Das Kernargument – oder vielleicht besser gesagt, die fundierte Intuition, auf der dieser Aufsatz beruht – besagt, dass Poesie eine Quelle von Containment für das Individuum sein kann. Gedichte und das Verständnis dichterischer als poetischer Produktion können im seelischen Haushalt des Arbeitsnomaden, der durch die postmoderne Organisation driftet, eine stützende, Nachhaltigkeit erzeugende Funktion haben. Poesie wird somit zur Ressource, die sich mobilisieren und nutzen lässt, wenn es darum geht, sich agil und intelligent durch schwer berechenbare, unvorhersehbare, beängstigende und turbulente Organisationskonstellationen zu bewegen.

Gedichte gehörten schon immer zum Rüstzeug für das getriebene, ausgesetzte, vulnerable Subjekt. Die poetische Sprache bietet eine symbolische Matrix, ein umhüllendes Gewebe, um mit schwierigen Erfahrungen umzugehen, mit denen uns bedrohliche Situationen konfrontieren. Und Poesie hat die Kraft, stressige, toxische und sogar traumatisierende Erfahrungen, denen Menschen ausgesetzt sind, neu zu fassen und zu verarbeiten. Ich gehe so weit zu behaupten, dass die Schöpfungen der Dichter und ein besseres Verständnis ihrer poetischen Kreativität das symbolische Material liefern, aus dem wir als zeitgenössische Subjekte einen inneren Begleiter, ein unterstützendes Alter Ego, einen gutartigen Doppelgänger schaffen können.

In diesem Sinne beabsichtige ich, ein Reservoir reicher kultureller Produktivität anzuzapfen, das uns „kostenlos“ zur Verfügung steht. Mein Plan für diesen Essay besteht darin, das Potenzial und die Kraft der poetischen Kreativität zweier Zeitgenossen des 19. Jahrhunderts, Hölderlin und Baudelaire, für uns Bewohner des 21. Jahrhunderts dienstbar zu machen.

(1)

Lassen Sie mich mit einer Selbstbeobachtung beginnen. Ich habe vor ein paar Jahren, als ich noch bei SAP arbeitete, damit begonnen, eine spezielle Form meditativer Praxis mit Gedichten zu entwickeln. Von Zeit zu Zeit nutzte ich die Mittagspause, um im nahegelegenen Wald, der einen kleinen See umgibt, spazieren zu gehen. Mit mir allein unterwegs begann ich, Gedichte zu rezitieren und sie während des Spazierengehens auswendig zu lernen. Ich merkte, wie mich das beruhigte, meinen Geist erfrischte und mein Denken neu ausrichtete und zentrierte. Ich fühlte mich neu geerdet, und es fiel mir leichter, den Rest meines Arbeitstages zu organisieren. Es schien mir, dass ich eine eigenwillige Art und Weise gefunden hatte, mit dem Druck und dem Stress meines Arbeitsumfelds umzugehen. Wie kommt das? Gibt es eine mögliche Erklärung für diese „heilende“ Wirkung des Gehens und Verarbeitens, des Memorierens, des auswendigen Rezitierens von Gedichten für eine gestresste und manchmal gequälte Psyche?

(2)

Ich habe zwei Lieblingsdichter: Charles Baudelaire und Friedrich Hölderlin. Obwohl beide im 19. Jahrhundert lebten, betrachte ich sie in dem, was sie geschaffen haben, und vor allem in ihrer poetischen Art, sich mit der conditio humana auseinanderzusetzen, als Zeitgenossen unseres 21. Jahrhunderts.
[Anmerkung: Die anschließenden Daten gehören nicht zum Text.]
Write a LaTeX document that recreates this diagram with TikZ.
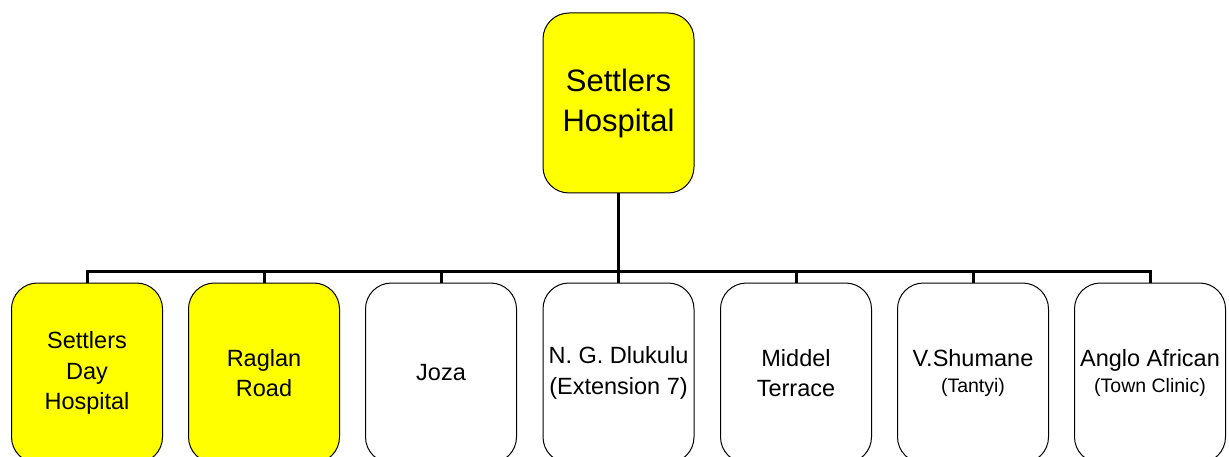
\documentclass[tikz,border=0pt]{standalone}
\usepackage{fontspec}
\setmainfont{Liberation Sans}
\begin{document}
\begin{tikzpicture}[x=1pt,y=-1pt,
  box/.style={draw=black, line width=1pt, rounded corners=26pt, minimum width=151pt, minimum height=180pt, inner sep=0pt, align=center, font=\fontsize{23.5}{30.5}\selectfont},
  ybox/.style={box, fill=yellow},
  wbox/.style={box, fill=white},
  topbox/.style={box, fill=yellow, font=\fontsize{31}{40}\selectfont},
  conn/.style={draw=black, line width=3pt}]
\useasboundingbox (0,0) rectangle (1229,457);
\definecolor{yellow}{RGB}{255,255,0}
\node[topbox] (top) at (618.5,103) {Settlers\\Hospital};
\coordinate (bar) at (618.5,271);
\node[ybox] (b1) at (87,373) {Settlers\\Day\\Hospital};
\node[ybox] (b2) at (264,373) {Raglan\\Road};
\node[wbox] (b3) at (441,373) {Joza};
\node[wbox] (b4) at (618.5,373) {N. G. Dlukulu\\(Extension 7)};
\node[wbox] (b5) at (796,373) {Middel\\Terrace};
\node[wbox] (b6) at (973,373) {V.Shumane\\[-4pt]{\fontsize{19.5}{24}\selectfont (Tantyi)}};
\node[wbox] (b7) at (1150,373) {Anglo African\\[-4pt]{\fontsize{19.5}{24}\selectfont (Town Clinic)}};
\draw[conn] (top.south) -- (bar);
\draw[conn] (b1.north) |- (bar) -| (b7.north);
\foreach \n in {b2,b3,b4,b5,b6} {\draw[conn] (\n.north) -- (\n.north |- bar);}
\end{tikzpicture}
\end{document}
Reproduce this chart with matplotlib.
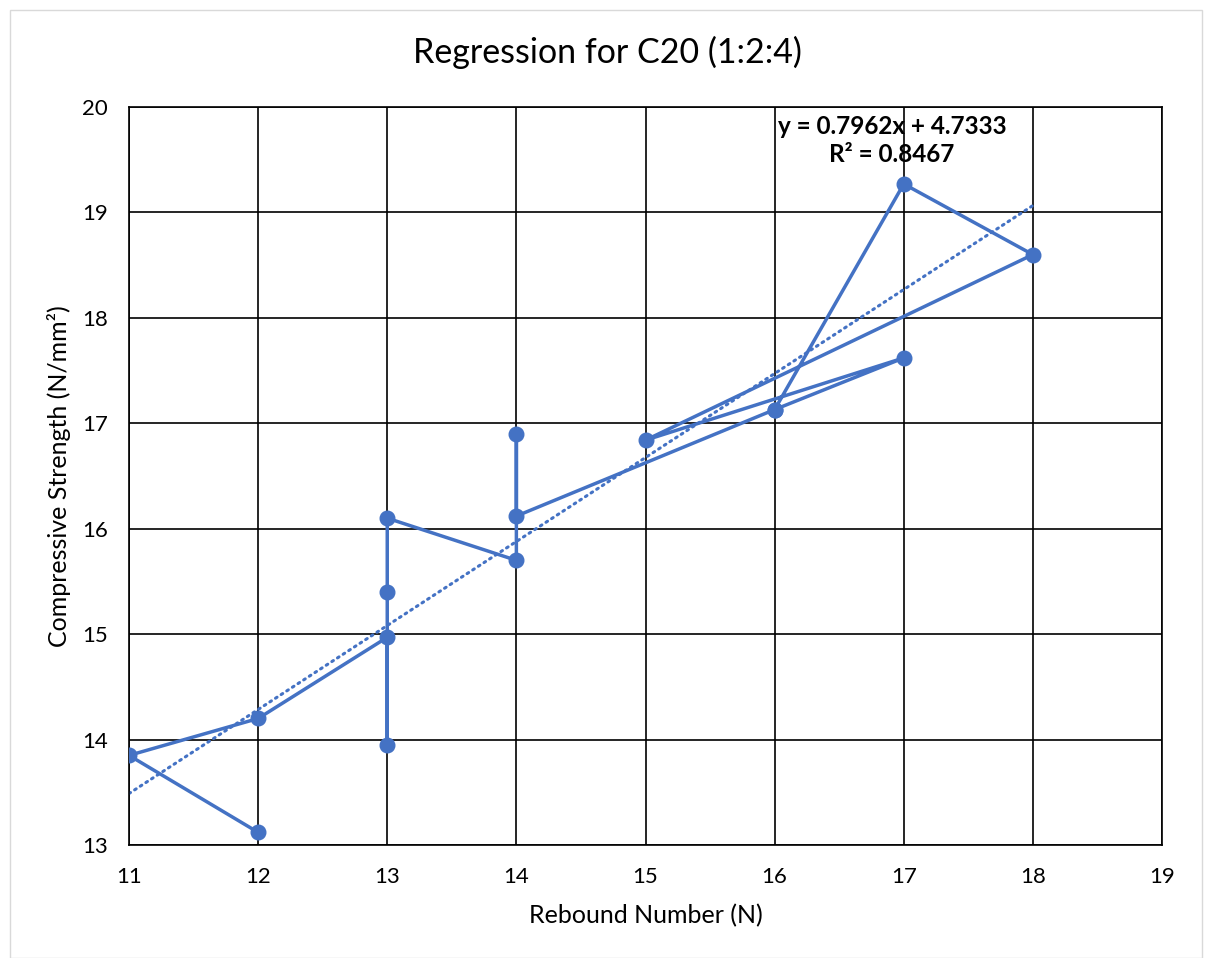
import numpy as np
import matplotlib.pyplot as plt
from matplotlib.patches import Rectangle

# Datos (orden original de la serie)
rebote = [12, 11, 12, 13, 13, 13, 13, 14, 14, 14, 16, 17, 18, 15, 17, 16]
resistencia = [13.12, 13.85, 14.20, 14.97, 13.95, 15.40, 16.10, 15.70, 16.90,
               16.12, 17.13, 19.27, 18.60, 16.84, 17.62, 17.13]
xticks = [11, 12, 13, 14, 15, 16, 17, 18, 19]
yticks = [13, 14, 15, 16, 17, 18, 19, 20]
titulo = "Regression for C20 (1:2:4)"
ecuacion = "y = 0.7962x + 4.7333\nR² = 0.8467"

color = "#4472C4"
plt.rcParams['font.family'] = ['Lato', 'DejaVu Sans']

fig = plt.figure(figsize=(12.06, 9.58), dpi=100)
ax = fig.add_axes([129 / 1206, 1 - 845 / 958, (1162 - 129) / 1206, (845 - 107) / 958])

# borde del área del gráfico
fig.patches.append(Rectangle((10 / 1206, 0), 1192 / 1206, 948 / 958, transform=fig.transFigure,
                             fill=False, edgecolor="#d9d9d9", linewidth=1))

ax.plot(rebote, resistencia, color=color, linewidth=2.5, marker='o', markersize=10.5, zorder=3)

# línea de tendencia (datos sin el punto repetido al final)
x = np.array(rebote[:15])
y = np.array(resistencia[:15])
m, b = np.polyfit(x, y, 1)
xt = np.array([min(x), max(x)])
ax.plot(xt, m * xt + b, color=color, linewidth=2.2, linestyle=(0, (0.6, 1.6)),
        dash_capstyle='round', zorder=2)

ax.text(16.91, 19.68, ecuacion, ha='center', va='center', fontsize=17.5, fontweight='bold',
        linespacing=1.25, zorder=4)

ax.set_xlim(11, 19)
ax.set_ylim(13, 20)
ax.set_xticks(xticks)
ax.set_yticks(yticks)
ax.grid(True, color='black', linewidth=1.2)
ax.set_axisbelow(True)
for s in ax.spines.values():
    s.set_color('black')
    s.set_linewidth(1.2)
ax.tick_params(length=0, labelsize=16)
ax.tick_params(axis='x', pad=16)
ax.tick_params(axis='y', pad=15)

ax.set_xlabel("Rebound Number (N)", fontsize=18, labelpad=12)
ax.set_ylabel("Compressive Strength (N/mm²)", fontsize=18, labelpad=8)
fig.text(607 / 1206, 1 - 52 / 958, titulo, ha='center', va='center', fontsize=24.5)

fig.savefig("out.png", dpi=100)
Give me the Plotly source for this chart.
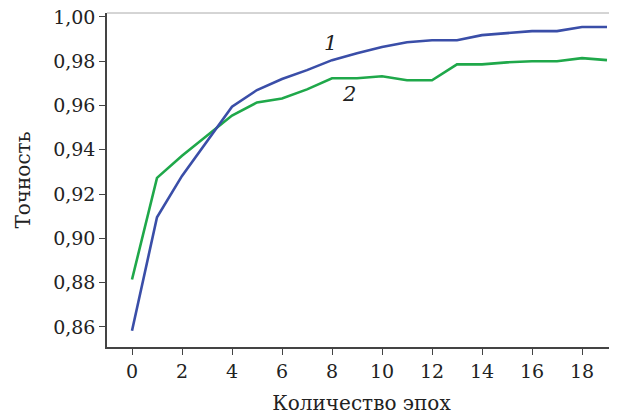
import plotly.graph_objects as go

epochs = list(range(20))
acc_1 = [0.8582, 0.9095, 0.9282, 0.9440, 0.9595, 0.9670, 0.9720, 0.9760, 0.9805, 0.9836,
         0.9864, 0.9886, 0.9895, 0.9895, 0.9918, 0.9927, 0.9936, 0.9936, 0.9955, 0.9955]
acc_2 = [0.8814, 0.9273, 0.9373, 0.9464, 0.9555, 0.9614, 0.9632, 0.9673, 0.9723, 0.9723,
         0.9732, 0.9714, 0.9714, 0.9786, 0.9786, 0.9795, 0.9800, 0.9800, 0.9814, 0.9805]
x_ticks = list(range(0, 19, 2))
y_ticks = [0.86, 0.88, 0.90, 0.92, 0.94, 0.96, 0.98, 1.00]

FONT = "DejaVu Serif"

fig = go.Figure()
fig.add_trace(go.Scatter(x=epochs, y=acc_2, mode="lines",
                         line=dict(color="#1fa84a", width=2.6), showlegend=False))
fig.add_trace(go.Scatter(x=epochs, y=acc_1, mode="lines",
                         line=dict(color="#3a4ea8", width=2.6), showlegend=False))

fig.add_annotation(x=7.92, y=0.9882, text="<i>1</i>", showarrow=False,
                   font=dict(family=FONT, size=21, color="#222"))
fig.add_annotation(x=8.68, y=0.9650, text="<i>2</i>", showarrow=False,
                   font=dict(family=FONT, size=21, color="#222"))

fig.add_shape(type="line", xref="paper", yref="paper", x0=0, x1=1, y0=1, y1=1,
              line=dict(color="#aaaaaa", width=1))

# page body has an 8px default margin; figure is sized to fill the rest of the window
fig.update_layout(
    width=609, height=407,
    margin=dict(l=99, r=1, t=5, b=68),
    paper_bgcolor="white", plot_bgcolor="white",
    separators=",.",
    font=dict(family=FONT, color="#222"),
    xaxis=dict(range=[-1, 19.36], tickvals=x_ticks, ticks="outside", ticklen=6,
               tickcolor="#444", showline=True, linecolor="#444", linewidth=1.5,
               showgrid=False, zeroline=False, automargin=False,
               ticklabeloverflow="allow",
               tickfont=dict(size=19, family=FONT),
               title=dict(text="Количество эпох", font=dict(size=20, family=FONT), standoff=16)),
    yaxis=dict(range=[0.8509, 1.0018], tickvals=y_ticks, tickformat=".2f", ticks="outside",
               ticklen=6, tickcolor="#444", showline=True, linecolor="#444", linewidth=1.5,
               showgrid=False, zeroline=False, automargin=False,
               ticklabeloverflow="allow",
               tickfont=dict(size=19, family=FONT),
               title=dict(text="Точность", font=dict(size=20, family=FONT), standoff=17)),
)

fig.write_html("out.html")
Hölderlin ist unser Zeitgenosse im Erleben von Zerrissenheit und Fragmentierung. Seine Dichtung ist das Ergebnis einer schöpferischen Auseinandersetzung mit seinen inneren Konflikten und den Erfahrungen von Entfremdung und Bodenlosigkeit. In seiner Dichtung ringt er um Versöhnung und die Ordnung in dieser Zerrissenheit – auf poetische Weise.

Baudelaires Dichtung ist leitmotivisch durchdrungen von einer Geste der Selbstpreisgabe („Exposure“ bei Sennett 1991). Seine Gedichte sind Zeugnisse einer Kunst des Sich-Aussetzens an und in einer Welt, über die der Einzelne wenig oder keine Kontrolle mehr hat. Seine Gedichte zeichnen Spuren eines schnell vergänglichen und flüchtigen urbanen Lebens. Baudelaire wandelt den Verlust von stabilen Bezügen in Übergangsobjekte: Gedichte.

(3)

„Ein Zeichen sind wir, deutungslos,

Schmerzlos sind wir und haben fast

Die Sprache in der Fremde verloren.“

So beginnt das Gedicht „Mnemosyne“ von Friedrich Hölderlin (1969), Dichter im Übergang von Klassik zur Romantik, Zeitgenosse und Tübinger Stifts-Bruder von Hegel und Schelling. „Mnemosyne“ bedeutet Erinnerung, Bedachtsamkeit, Sorge. In seinem Bedeutungskern verweist Mnemosyne auf das menschliche Bedürfnis nach einer sorgenden Umwelt und haltenden Beziehungen. Es erinnert uns an die Prekarität der condition humaine: Ursprünglich sind wir ein Zeichen, „deutungslos“ – noch nicht berührt, affiziert von Deutung, von Interpretation. Dieser Status der Deutungslosigkeit ist indes nicht zu verwechseln mit „bedeutungslos“. Um jedoch etwas Bedeutungsvolles, jemand Bedeutungsvoller zu werden, sind wir angewiesen auf achtsame und sorgsame Ansprache. Wir bedürfen der sorgenden und haltenden symbolischen Matrix der Sprache.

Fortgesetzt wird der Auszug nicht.